Bötticher acreditava, de um modo histórico eclético e muito otimista, que a tradição fosse seletiva e eliminasse o estéril. Aliás, dizer otimista não chega perto das expectativas, suas e de seu tempo, de que a ciência e a indústria modernas tinham o potencial de, num futuro não muito distante, virem a eliminar a própria necessidade do trabalho. Não era essa a esperança de socialistas e comunistas de todos os matizes? A tradição era-lhe, ao que parece, a síntese da história a preservar e do subsequente progresso necessário:
“É por isso que a história e a tradição preservaram, para o bem do homem, monumentos que consagram os princípios de cada estilo — sempre o resultado do processo precedente — de tal modo que, bem examinado, podemos saber o resultado do que aconteceu precedentemente e colher o fecundo. […] Se a história houvesse se contentado com o helenismo não teríamos tido a Idade Média; e se esta última tivesse terminado a evolução, a humanidade teria chegado ao fim. Se nos encontrássemos dessecados de toda a energia criativa tão generosamente dispensada às gerações anteriores, seríamos sepultados pela melancolia. Se a história não tivesse mostrado com clareza que há uma força interior sempre a produzir algo novo, [uma vontade talvez?], e que o processo de desenvolvimento pelo qual um aspecto da arquitetura se tornou proeminente com os gregos e o aspecto oposto com a Idade Média, então deveriam os dois ser continuados por uma geração futura como síntese?” (15).
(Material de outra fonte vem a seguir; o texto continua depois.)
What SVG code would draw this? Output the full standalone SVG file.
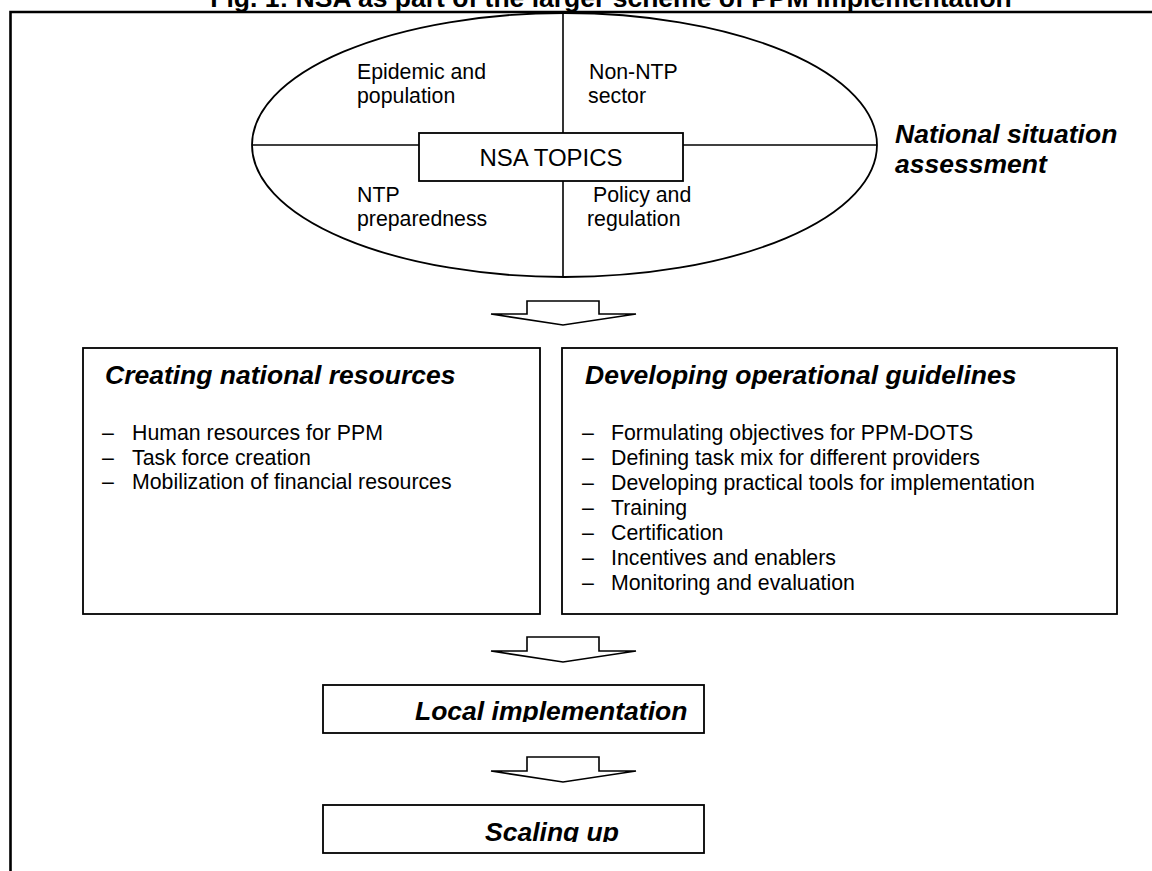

Assim, feitos estes comentários, resta acrescentar como resposta à questão precedente que
“A resistência da pedra à compressão e à flexão se esgotou para fins estruturais […] Ela já não pode sozinha formar um estágio de desenvolvimento superior […]. Um novo e desconhecido sistema de cobertura, que certamente trará consigo um novo mundo de formas artísticas, só poderá aparecer com um material ainda desconhecido ou que até agora não foi usado como princípio guia. Ele deverá permitir cobrir vãos mais amplos, com menor peso próprio e maior confiabilidade. No que toca ao design espacial e à construção ele deverá satisfazer qualquer necessidade espacial ou de planejamento. […]. Mas isto significa que, para aquelas partes sobre as quais todo o sistema repousa, outro material será usado. Este outro faz com que seja possível introduzir suas funções estruturais nas quais outro princípio até agora tem operado. […]. Esse material é o ferro, que já tem sido usado com este propósito em nosso século. […] Destinado a suplantar o grego e o gótico introduzirá na arquitetura a restante terceira força, a tração ou força absoluta (16).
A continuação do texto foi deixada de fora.